If Saddam Hussein had still been in power at the beginning of this year, would he be in power today? Certainly not. The ‘Arab Spring’ would have swept him away along with Ben Ali of Tunisia and Mubarak of Egypt. If the Americans and the British had only waited 8 years, the change they said they wanted to see would have happened, without the immense death and destruction, madness and mutilation.

I’ve been reading John Simpson’s Not Quite World’s End a collection of ‘Traveller’s Tales’ from 2007. Having spent many weeks in Iraq, he is certain that Saddam was widely hated and feared by his own people. Commentators are now writing seriously about the possibility of change even in Saudi Arabia. Saddam Hussein, would certainly have faced an uprising. With the momentum of fellow Arabs and Iran pushing hard from the side, the uprising would have succeeded.

Simpson also explains the reasons for the invasion of Iraq:

1 Revenge for 9/11. Many Americans believed that Saddam Hussein was responsible for 9/11. A sizeable minority believed that Saddam Hussein and Osama bin Laden were the same person. Other reasons, such as Saddam’s alleged weapons of mass destruction were fabricated justifications. When I marched in London against the planned invasion I carried a bed sheet reading ‘Repay No-one Evil For Evil.’

2  An army ready to be used. John Simpson writes: ‘A Saudi government minister told me, a month before the invasion of Iraq in 2003, that he had pleaded with Dick Cheney. Cheney had told him there was no alternative. “All right, then, tell me why you have to invade Iraq,” the Saudi minister said. “Because it’s do-able,” Cheney replied. In other words attacking Iraq was an easy way of demonstrating America’s strength.’ (p210f)

3  The false belief that the Iraqi population would greet the Americans as liberators. ‘Few of those who mattered once George W Bush had become president… seemed to have known anything about the deep division between Arab Sunnis and Shi’ites in Iraq… When the CIA … warned of the likely consequences of an invasion, their reports were ignored.’ (p49)

The ‘primary source’ of the false belief that the invasion would be welcomed by Iraqis was Ahmad Chalabi, a wealthy Sh’ite exiled to America after the uprisings in Iraq following the first Gulf War.
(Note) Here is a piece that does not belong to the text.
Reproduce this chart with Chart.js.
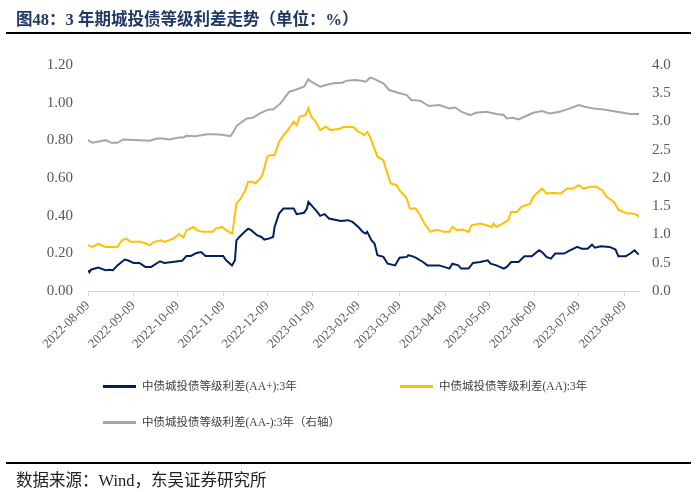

He ‘was found guilty in absentia at a trial in Jordan on charges of corruption.’ ‘After 2003 it became commonplace to accuse Chalabi of having acted as a conscious agent for Iran, by persuading the American president to take out Iran’s chief enemy, Saddam Hussein.’(p49) Iran was certainly the biggest beneficiary of the invasion and could well have duped Bush’s America.

We in Britain now have to live with the shame of having gone along with this gung-ho blood-stained fiasco. We were ideally placed as the friend America needed to speak the truth – the truth about the divisions in Iraq which would erupt, the truth about aggressive armies being counterproductive when hearts and minds have to be won, the truth about the need to live with vulnerability to terrorism, as we had been doing for years with the IRA. We failed completely, God help us, and instead chose to collude with all the violent lies.

Our troops are now not in Iraq but they continue in Afghanistan. All that applied to Iraq also applies to Afghanistan. The bombing and then invasion of Afghanistan was clearly revenge for 9/11. We were told that Osama bin Laden was hiding there and the objective was to hunt him down. Today he is still at large, still broadcasting. The Taliban were attacked because they harboured Al Quaeda. After 9/11 the US Army had to hit back at someone – or else what was the point of their existence? The Taliban were an easy target. Yet the population of Afghanistan has not welcomed our soldiers with open arms. The effects of tribal divisions there too have been misunderstood and miscalculated. We have brought much extra suffering to the Afghans.

Simpson writes that Iraq is another Vietnam. Afghanistan is too – but we Brits are there alongside the Yanks. We will suffer ignominy and judgement together.